## start
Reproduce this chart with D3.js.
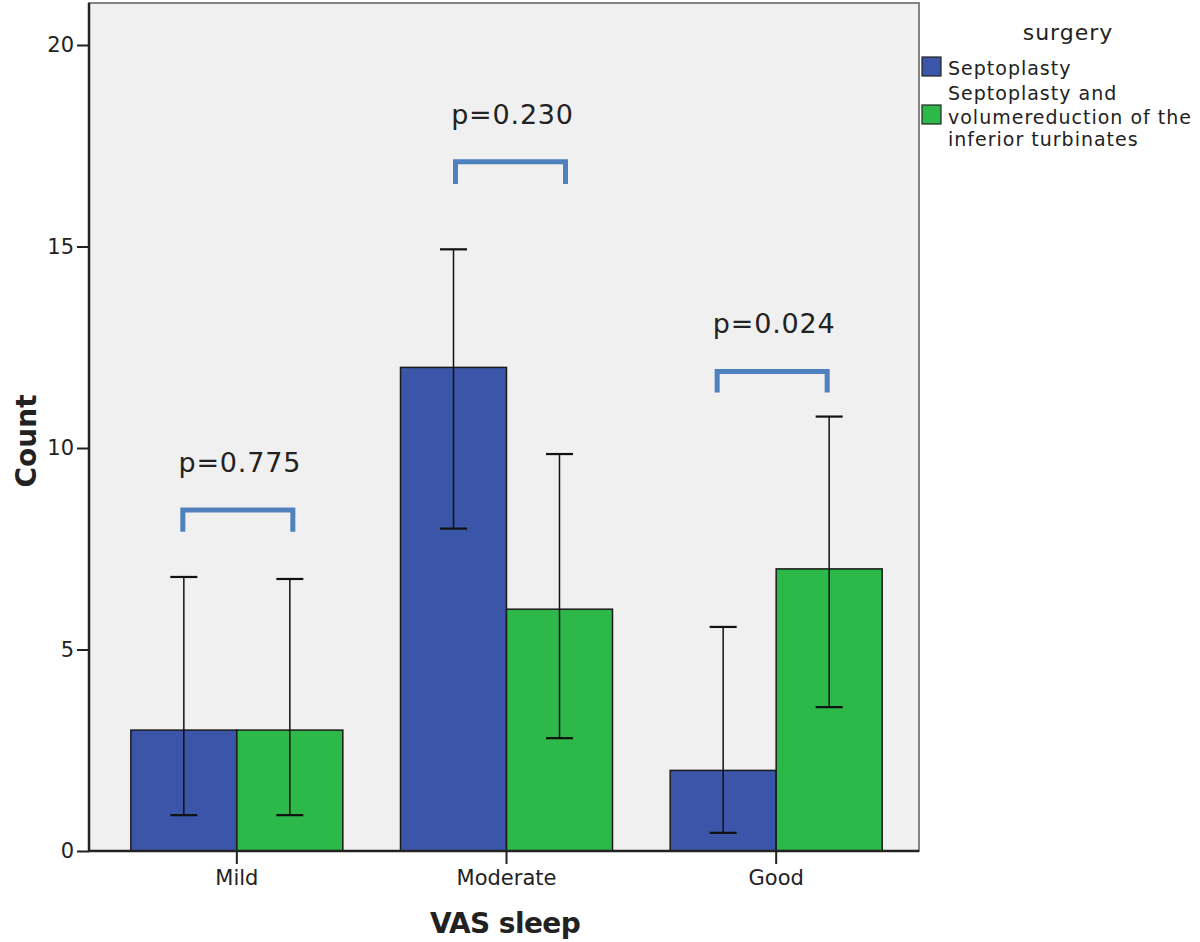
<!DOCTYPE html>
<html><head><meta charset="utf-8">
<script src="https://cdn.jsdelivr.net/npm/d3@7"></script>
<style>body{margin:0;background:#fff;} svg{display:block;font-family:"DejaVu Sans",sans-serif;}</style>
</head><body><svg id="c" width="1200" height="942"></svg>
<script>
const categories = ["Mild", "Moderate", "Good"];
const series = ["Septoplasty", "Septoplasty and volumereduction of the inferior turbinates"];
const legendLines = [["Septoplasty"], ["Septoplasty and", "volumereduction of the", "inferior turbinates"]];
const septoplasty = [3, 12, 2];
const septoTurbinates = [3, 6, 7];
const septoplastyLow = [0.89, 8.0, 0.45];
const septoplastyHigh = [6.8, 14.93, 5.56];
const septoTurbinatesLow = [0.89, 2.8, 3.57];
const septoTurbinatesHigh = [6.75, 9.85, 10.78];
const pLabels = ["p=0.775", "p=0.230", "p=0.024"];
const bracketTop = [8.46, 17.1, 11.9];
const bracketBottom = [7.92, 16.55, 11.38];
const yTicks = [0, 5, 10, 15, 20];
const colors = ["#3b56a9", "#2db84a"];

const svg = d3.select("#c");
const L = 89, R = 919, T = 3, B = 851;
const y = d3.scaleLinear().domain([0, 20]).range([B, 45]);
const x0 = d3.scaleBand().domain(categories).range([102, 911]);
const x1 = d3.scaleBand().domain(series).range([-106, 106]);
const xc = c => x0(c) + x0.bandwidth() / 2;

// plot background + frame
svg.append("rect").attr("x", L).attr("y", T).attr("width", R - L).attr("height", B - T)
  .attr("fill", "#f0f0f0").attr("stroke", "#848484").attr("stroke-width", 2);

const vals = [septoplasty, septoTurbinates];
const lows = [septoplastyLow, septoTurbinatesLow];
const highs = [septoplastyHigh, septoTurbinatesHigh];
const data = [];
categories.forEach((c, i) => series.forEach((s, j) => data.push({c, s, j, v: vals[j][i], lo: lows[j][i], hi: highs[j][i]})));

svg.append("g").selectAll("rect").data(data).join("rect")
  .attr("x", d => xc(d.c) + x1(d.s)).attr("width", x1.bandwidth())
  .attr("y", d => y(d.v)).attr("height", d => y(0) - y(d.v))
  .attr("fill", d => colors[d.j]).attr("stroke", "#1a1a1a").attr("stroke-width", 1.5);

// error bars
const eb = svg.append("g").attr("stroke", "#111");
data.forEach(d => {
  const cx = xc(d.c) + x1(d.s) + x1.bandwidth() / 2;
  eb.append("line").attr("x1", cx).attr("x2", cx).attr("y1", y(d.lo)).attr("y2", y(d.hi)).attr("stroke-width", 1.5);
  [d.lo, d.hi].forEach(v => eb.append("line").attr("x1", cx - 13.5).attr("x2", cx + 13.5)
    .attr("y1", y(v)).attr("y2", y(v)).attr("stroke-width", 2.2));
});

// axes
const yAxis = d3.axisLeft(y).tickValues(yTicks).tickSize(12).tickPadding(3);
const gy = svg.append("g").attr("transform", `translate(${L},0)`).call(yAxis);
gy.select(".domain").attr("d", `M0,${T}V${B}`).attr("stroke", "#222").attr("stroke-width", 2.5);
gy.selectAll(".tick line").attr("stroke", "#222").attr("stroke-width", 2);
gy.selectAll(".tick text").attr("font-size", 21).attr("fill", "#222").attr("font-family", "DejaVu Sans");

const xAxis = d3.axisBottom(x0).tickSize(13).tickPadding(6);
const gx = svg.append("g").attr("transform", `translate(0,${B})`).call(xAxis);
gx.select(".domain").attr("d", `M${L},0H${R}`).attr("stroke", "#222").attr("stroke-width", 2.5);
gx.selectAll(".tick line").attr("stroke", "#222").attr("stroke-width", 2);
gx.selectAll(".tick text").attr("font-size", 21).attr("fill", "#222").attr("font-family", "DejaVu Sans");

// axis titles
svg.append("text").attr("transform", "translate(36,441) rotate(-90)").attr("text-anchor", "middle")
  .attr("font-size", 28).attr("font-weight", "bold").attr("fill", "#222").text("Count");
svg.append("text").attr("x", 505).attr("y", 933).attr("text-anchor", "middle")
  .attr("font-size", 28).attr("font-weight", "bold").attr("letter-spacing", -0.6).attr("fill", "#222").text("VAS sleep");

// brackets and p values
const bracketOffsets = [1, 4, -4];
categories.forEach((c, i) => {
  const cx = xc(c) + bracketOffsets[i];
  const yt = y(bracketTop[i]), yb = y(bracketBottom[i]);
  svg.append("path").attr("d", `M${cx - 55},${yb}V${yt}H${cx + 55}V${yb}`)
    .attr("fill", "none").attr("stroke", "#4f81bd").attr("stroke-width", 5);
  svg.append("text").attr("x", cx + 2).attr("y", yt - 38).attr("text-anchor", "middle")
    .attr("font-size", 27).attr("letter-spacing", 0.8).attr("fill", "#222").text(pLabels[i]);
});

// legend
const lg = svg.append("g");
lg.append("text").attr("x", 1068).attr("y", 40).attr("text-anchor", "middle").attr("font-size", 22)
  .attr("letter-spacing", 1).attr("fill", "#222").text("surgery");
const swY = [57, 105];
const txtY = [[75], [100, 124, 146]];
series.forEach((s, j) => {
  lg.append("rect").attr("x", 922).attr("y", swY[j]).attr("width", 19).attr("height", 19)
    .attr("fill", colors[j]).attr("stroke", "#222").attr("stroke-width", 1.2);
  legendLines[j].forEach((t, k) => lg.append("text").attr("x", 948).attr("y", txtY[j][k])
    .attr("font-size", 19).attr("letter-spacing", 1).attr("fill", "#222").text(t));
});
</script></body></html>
## end
## Task objective:
Restate the whole listing above exactly, please, omitting every image.

## Written solution:
Reproduce this chart with D3.js.
<!DOCTYPE html>
<html><head><meta charset="utf-8">
<script src="https://cdn.jsdelivr.net/npm/d3@7"></script>
<style>body{margin:0;background:#fff;} svg{display:block;font-family:"DejaVu Sans",sans-serif;}</style>
</head><body><svg id="c" width="1200" height="942"></svg>
<script>
const categories = ["Mild", "Moderate", "Good"];
const series = ["Septoplasty", "Septoplasty and volumereduction of the inferior turbinates"];
const legendLines = [["Septoplasty"], ["Septoplasty and", "volumereduction of the", "inferior turbinates"]];
const septoplasty = [3, 12, 2];
const septoTurbinates = [3, 6, 7];
const septoplastyLow = [0.89, 8.0, 0.45];
const septoplastyHigh = [6.8, 14.93, 5.56];
const septoTurbinatesLow = [0.89, 2.8, 3.57];
const septoTurbinatesHigh = [6.75, 9.85, 10.78];
const pLabels = ["p=0.775", "p=0.230", "p=0.024"];
const bracketTop = [8.46, 17.1, 11.9];
const bracketBottom = [7.92, 16.55, 11.38];
const yTicks = [0, 5, 10, 15, 20];
const colors = ["#3b56a9", "#2db84a"];

const svg = d3.select("#c");
const L = 89, R = 919, T = 3, B = 851;
const y = d3.scaleLinear().domain([0, 20]).range([B, 45]);
const x0 = d3.scaleBand().domain(categories).range([102, 911]);
const x1 = d3.scaleBand().domain(series).range([-106, 106]);
const xc = c => x0(c) + x0.bandwidth() / 2;

// plot background + frame
svg.append("rect").attr("x", L).attr("y", T).attr("width", R - L).attr("height", B - T)
  .attr("fill", "#f0f0f0").attr("stroke", "#848484").attr("stroke-width", 2);

const vals = [septoplasty, septoTurbinates];
const lows = [septoplastyLow, septoTurbinatesLow];
const highs = [septoplastyHigh, septoTurbinatesHigh];
const data = [];
categories.forEach((c, i) => series.forEach((s, j) => data.push({c, s, j, v: vals[j][i], lo: lows[j][i], hi: highs[j][i]})));

svg.append("g").selectAll("rect").data(data).join("rect")
  .attr("x", d => xc(d.c) + x1(d.s)).attr("width", x1.bandwidth())
  .attr("y", d => y(d.v)).attr("height", d => y(0) - y(d.v))
  .attr("fill", d => colors[d.j]).attr("stroke", "#1a1a1a").attr("stroke-width", 1.5);

// error bars
const eb = svg.append("g").attr("stroke", "#111");
data.forEach(d => {
  const cx = xc(d.c) + x1(d.s) + x1.bandwidth() / 2;
  eb.append("line").attr("x1", cx).attr("x2", cx).attr("y1", y(d.lo)).attr("y2", y(d.hi)).attr("stroke-width", 1.5);
  [d.lo, d.hi].forEach(v => eb.append("line").attr("x1", cx - 13.5).attr("x2", cx + 13.5)
    .attr("y1", y(v)).attr("y2", y(v)).attr("stroke-width", 2.2));
});

// axes
const yAxis = d3.axisLeft(y).tickValues(yTicks).tickSize(12).tickPadding(3);
const gy = svg.append("g").attr("transform", `translate(${L},0)`).call(yAxis);
gy.select(".domain").attr("d", `M0,${T}V${B}`).attr("stroke", "#222").attr("stroke-width", 2.5);
gy.selectAll(".tick line").attr("stroke", "#222").attr("stroke-width", 2);
gy.selectAll(".tick text").attr("font-size", 21).attr("fill", "#222").attr("font-family", "DejaVu Sans");

const xAxis = d3.axisBottom(x0).tickSize(13).tickPadding(6);
const gx = svg.append("g").attr("transform", `translate(0,${B})`).call(xAxis);
gx.select(".domain").attr("d", `M${L},0H${R}`).attr("stroke", "#222").attr("stroke-width", 2.5);
gx.selectAll(".tick line").attr("stroke", "#222").attr("stroke-width", 2);
gx.selectAll(".tick text").attr("font-size", 21).attr("fill", "#222").attr("font-family", "DejaVu Sans");

// axis titles
svg.append("text").attr("transform", "translate(36,441) rotate(-90)").attr("text-anchor", "middle")
  .attr("font-size", 28).attr("font-weight", "bold").attr("fill", "#222").text("Count");
svg.append("text").attr("x", 505).attr("y", 933).attr("text-anchor", "middle")
  .attr("font-size", 28).attr("font-weight", "bold").attr("letter-spacing", -0.6).attr("fill", "#222").text("VAS sleep");

// brackets and p values
const bracketOffsets = [1, 4, -4];
categories.forEach((c, i) => {
  const cx = xc(c) + bracketOffsets[i];
  const yt = y(bracketTop[i]), yb = y(bracketBottom[i]);
  svg.append("path").attr("d", `M${cx - 55},${yb}V${yt}H${cx + 55}V${yb}`)
    .attr("fill", "none").attr("stroke", "#4f81bd").attr("stroke-width", 5);
  svg.append("text").attr("x", cx + 2).attr("y", yt - 38).attr("text-anchor", "middle")
    .attr("font-size", 27).attr("letter-spacing", 0.8).attr("fill", "#222").text(pLabels[i]);
});

// legend
const lg = svg.append("g");
lg.append("text").attr("x", 1068).attr("y", 40).attr("text-anchor", "middle").attr("font-size", 22)
  .attr("letter-spacing", 1).attr("fill", "#222").text("surgery");
const swY = [57, 105];
const txtY = [[75], [100, 124, 146]];
series.forEach((s, j) => {
  lg.append("rect").attr("x", 922).attr("y", swY[j]).attr("width", 19).attr("height", 19)
    .attr("fill", colors[j]).attr("stroke", "#222").attr("stroke-width", 1.2);
  legendLines[j].forEach((t, k) => lg.append("text").attr("x", 948).attr("y", txtY[j][k])
    .attr("font-size", 19).attr("letter-spacing", 1).attr("fill", "#222").text(t));
});
</script></body></html>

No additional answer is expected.